Discreet words of warning. The Annual State of the Service Report by the Public Service Commissioner is not a document that sends the Canberra press gallery in to a frenzy of excitement. Apart from The Canberra Times, which has a particular readership to appeal to, and a minor reference on ABC radio, yesterday’s words from Commissioner Lynelle Briggs escaped media attention. Which is a pity really because hidden away among the many platitudes and endless statistics is an important, if discreetly written, warning to the Finance Minister Lindsay Tanner about the dangers of indiscriminate budget cutting.
It has been a feature of governments for many years now to impose what is euphemistically called an efficiency dividend on departments. Instead of governments making the hard decision to scrap or wind back particular programs, the order goes out that the public service must cut administrative expenses by an across the board two or three or whatever percent. A recent addition to this philosophy of finding savings is to insist that any salary increases for individual bureaucrats in a department must be compensated by a similar reduction in the total departmental wages bill.
It sounds very simple and perhaps for a year or two it was but Ms Briggs in this year’s report draws attention to some of the undesirable consequences. “Many agencies,” she writes, “are now at financial crossroads — the impact of continued across the board efficiency measures is making it extremely difficult to properly maintain their core functions.”
Particularly hard hit are some of the smaller agencies where it is not easy to find a few indians to get rid of so that the chiefs can be paid public service market rate salaries. The result is that good staff just don’t want to work for these small agencies no matter how important their function might be. Or, as Ms Briggs puts it:
The combined effect of the efficiency dividend and the partial funding arrangements for remuneration increases have placed pressure on some agencies whose size, or the nature of their activities, affect their potential for cost saving productivity gains to be generated year after year. For some agencies this has impacted on the remuneration levels they are able to offer. A key issue is how to ensure the APS operates in a sustainable way so that agencies of all types and sizes can attract and retain staff with the capability to deliver on their core functions. It may be timely to consider putting a safety valve mechanism in place to ensure the ongoing ability of lower paying agencies to attract and retain a skilled workforce in what will no doubt continue to be a tight fiscal environment.
Pathetic pettiness over the Walkleys. Newspapers blowing their own trumpet is one thing. Excluding the name of journalists who work for rivals from coverage of the Walkley awards for journalism is another altogether. This morning, the Australian press displayed all the pathetic pettiness which helps bring the whole profession in to such disrepute.
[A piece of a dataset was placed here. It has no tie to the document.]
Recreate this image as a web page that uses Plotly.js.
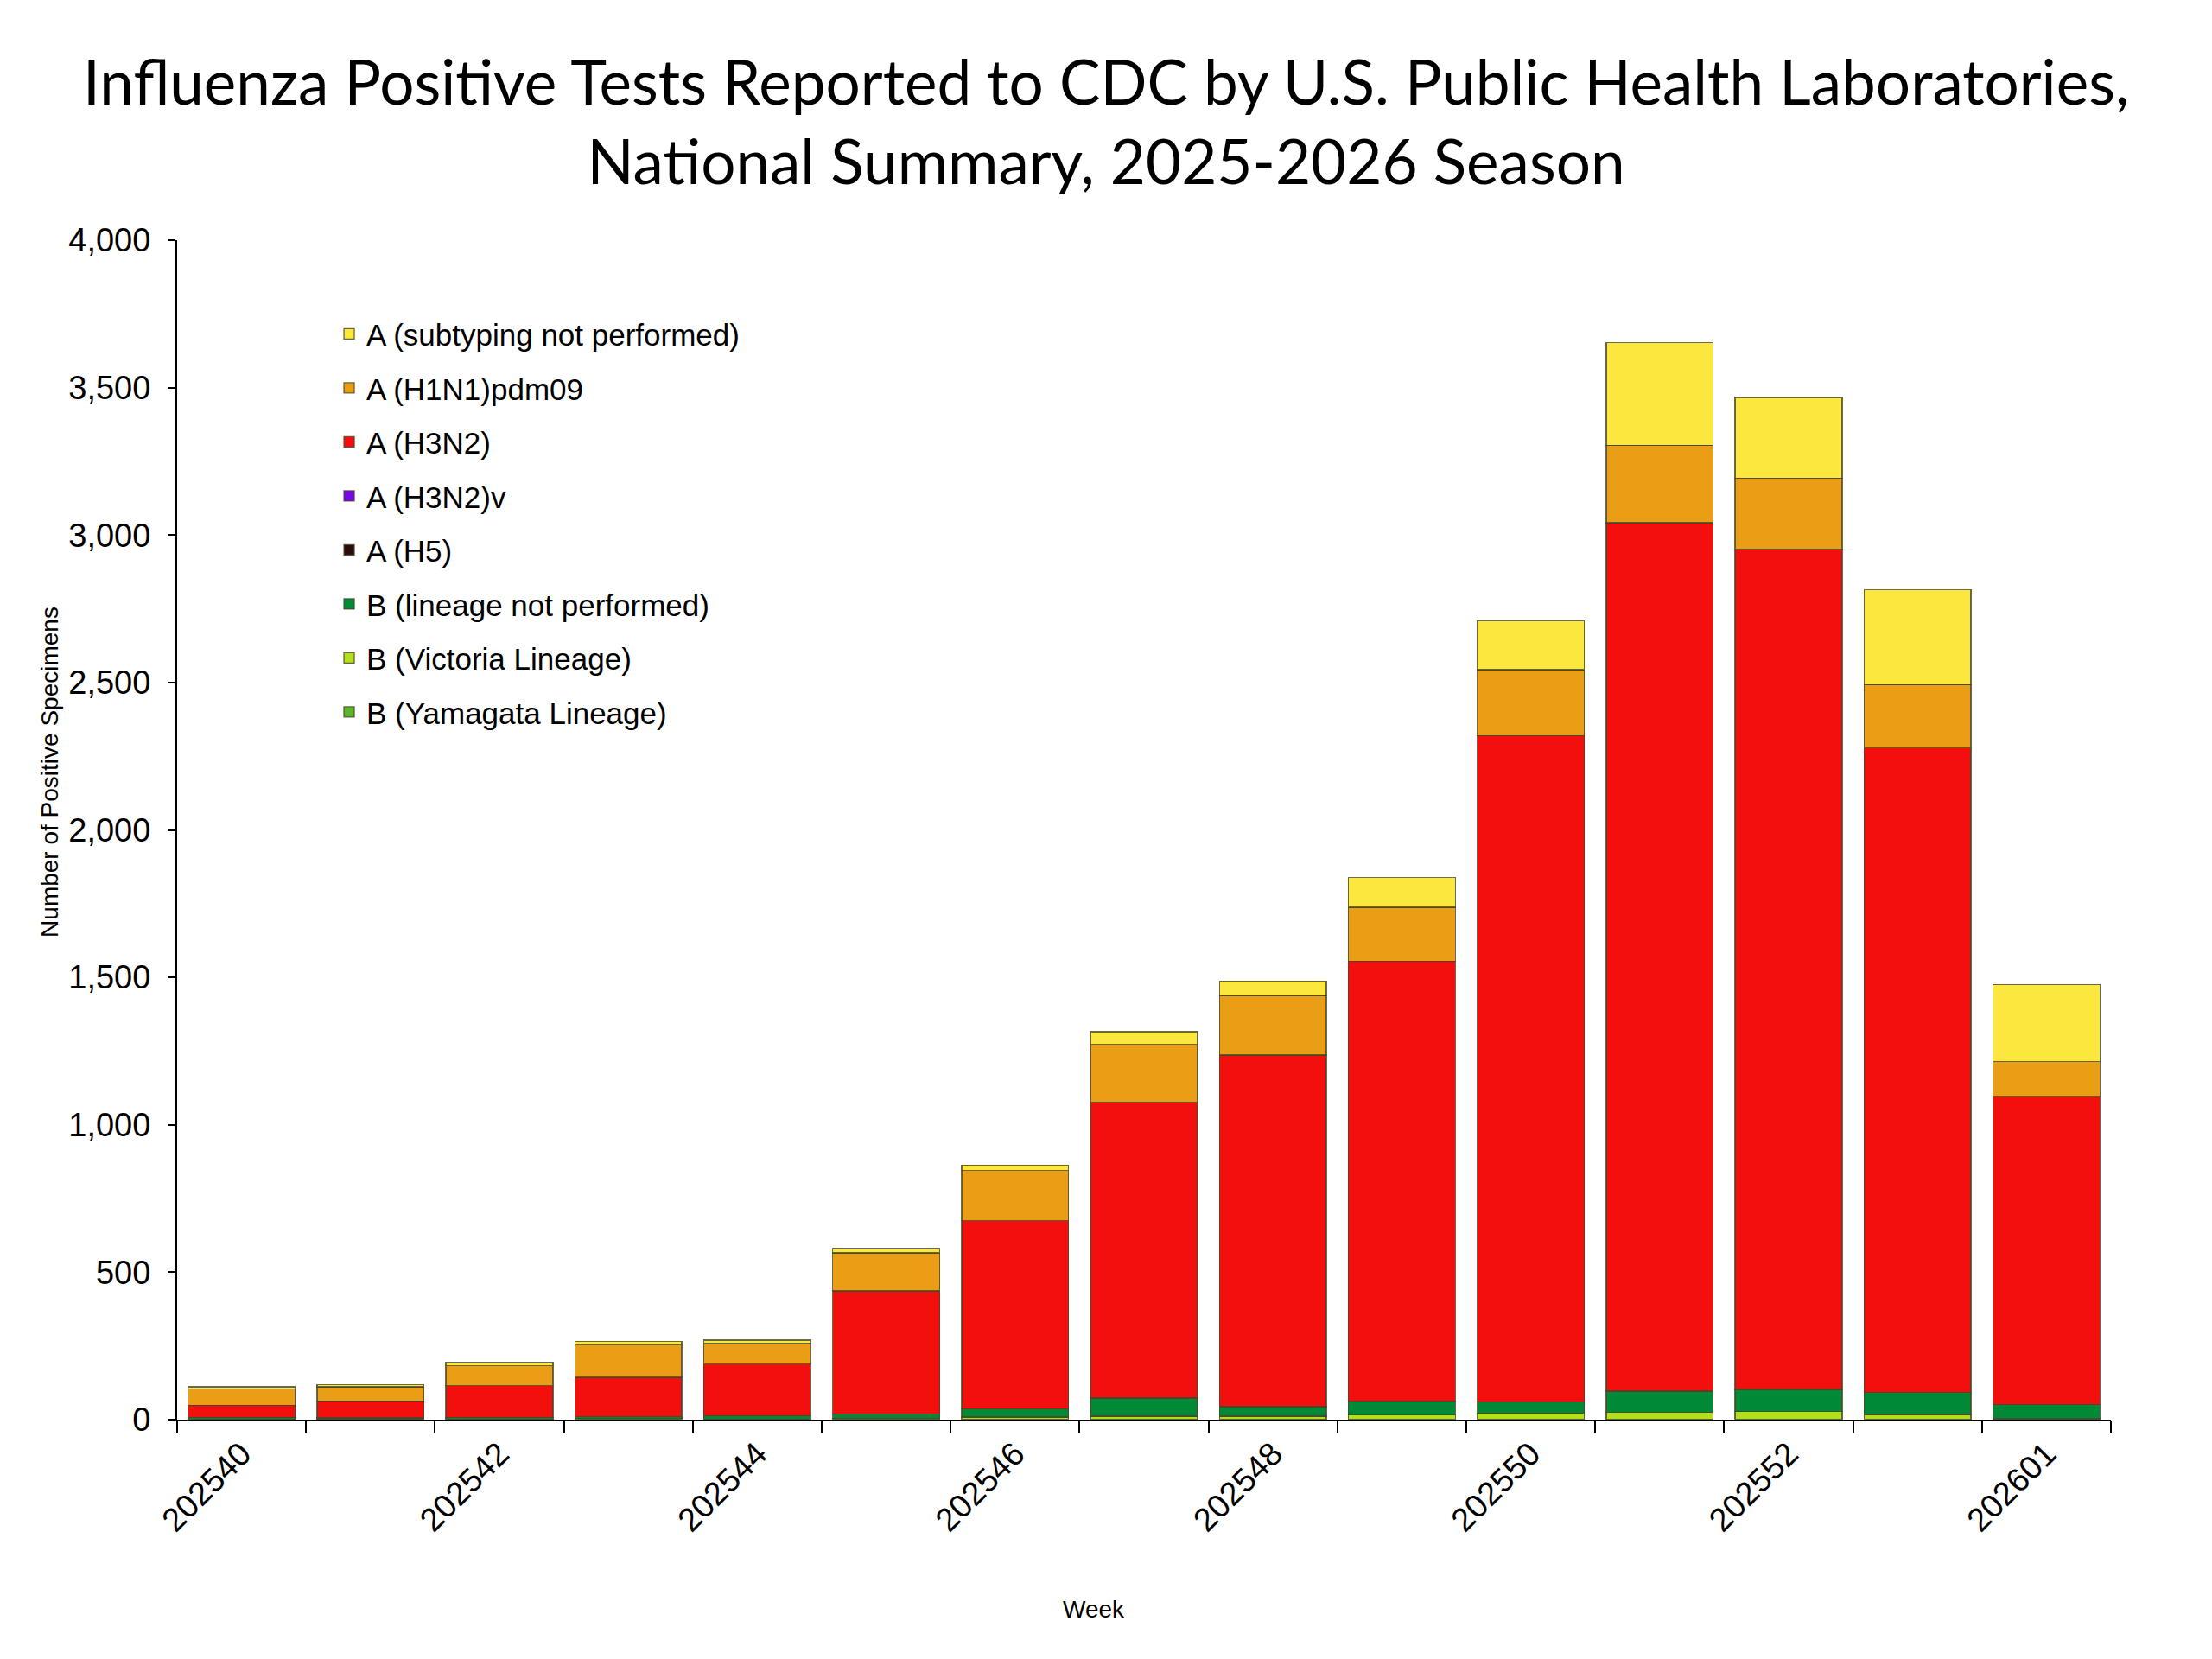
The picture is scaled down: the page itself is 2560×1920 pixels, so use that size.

In The Australian they headlined “The Australian scoops three Walkley Awards” then almost grudgingly acknowledged that the now defunct 9 Network Sunday program picked up the top gong – The Gold Walkley – and mentioned winners from 7 News, Reuters, the stablemate the Sydney Daily Telegraph, and their own company’s Australian boss. The only reference to a Fairfax winner was to note the Most Outstanding Contribution to Journalism going to the late Pamela Bone for her support of humanitarian causes and commitment to the advancement of female leaders in the media. In a display of churlishness there was no reference to the fact that Ms Bone used to write for the Melbourne Age.
Winners from the ABC and SBS got not even an oblique mention.
Coverage in the Melbourne Age was even less gracious. “Past and present journalists of The Age were last night honoured at the annual Walkley Awards”, it said and listed its own winners. The Sunday program got a gong but no-one else qualified — not even the Walkleys won by sister Fairfax publications the Sydney Morning Herald, the Australian Financial Review and the Illawarra Mercury.
For the SMH it was Super 12: Fairfax journos shine – a story which, fair enough, featured its own six winners but did not list the other six from its stablemates with the exception of a reference to Ms Bone. The award to the journalist from the Fairfax owned Illawarra Mercury was not even counted in reaching the total of 12 mentioned as shining.
The ABC followed the lead of the daily papers in slanting its Walkley story towards some self congratulation. “The ABC picked up nine Walkley Awards for journalism at a ceremony in Melbourne last night,” it trumpets on its website this morning. “The broadcaster made it a clean sweep in the radio category, with awards for news, current affairs and feature reports.”
It might have added that the feat illustrates the paucity of fair dinkum news reporting and current affairs programming on commercial radio!
Sunday got a mention for its Gold as did Bone, Hartigan and Don Watson, a speech writer for former prime minister Paul Keating who won the Walkley for best non-fiction book for American Journeys. Reuters photographer David Gray was acknowledged as press photographer of the year and writing about Aborigines clearly qualifies non-ABC journalists for a mention. The Australian newspaper’s Tony Koch and Padraic Murphy were noted for their story about a group of men who escaped a jail term after pleading guilty to raping a 10-year-old girl at Aurukun in north Queensland. Other print journalists were not so lucky and nor was 7 News for winning Television News Reporting.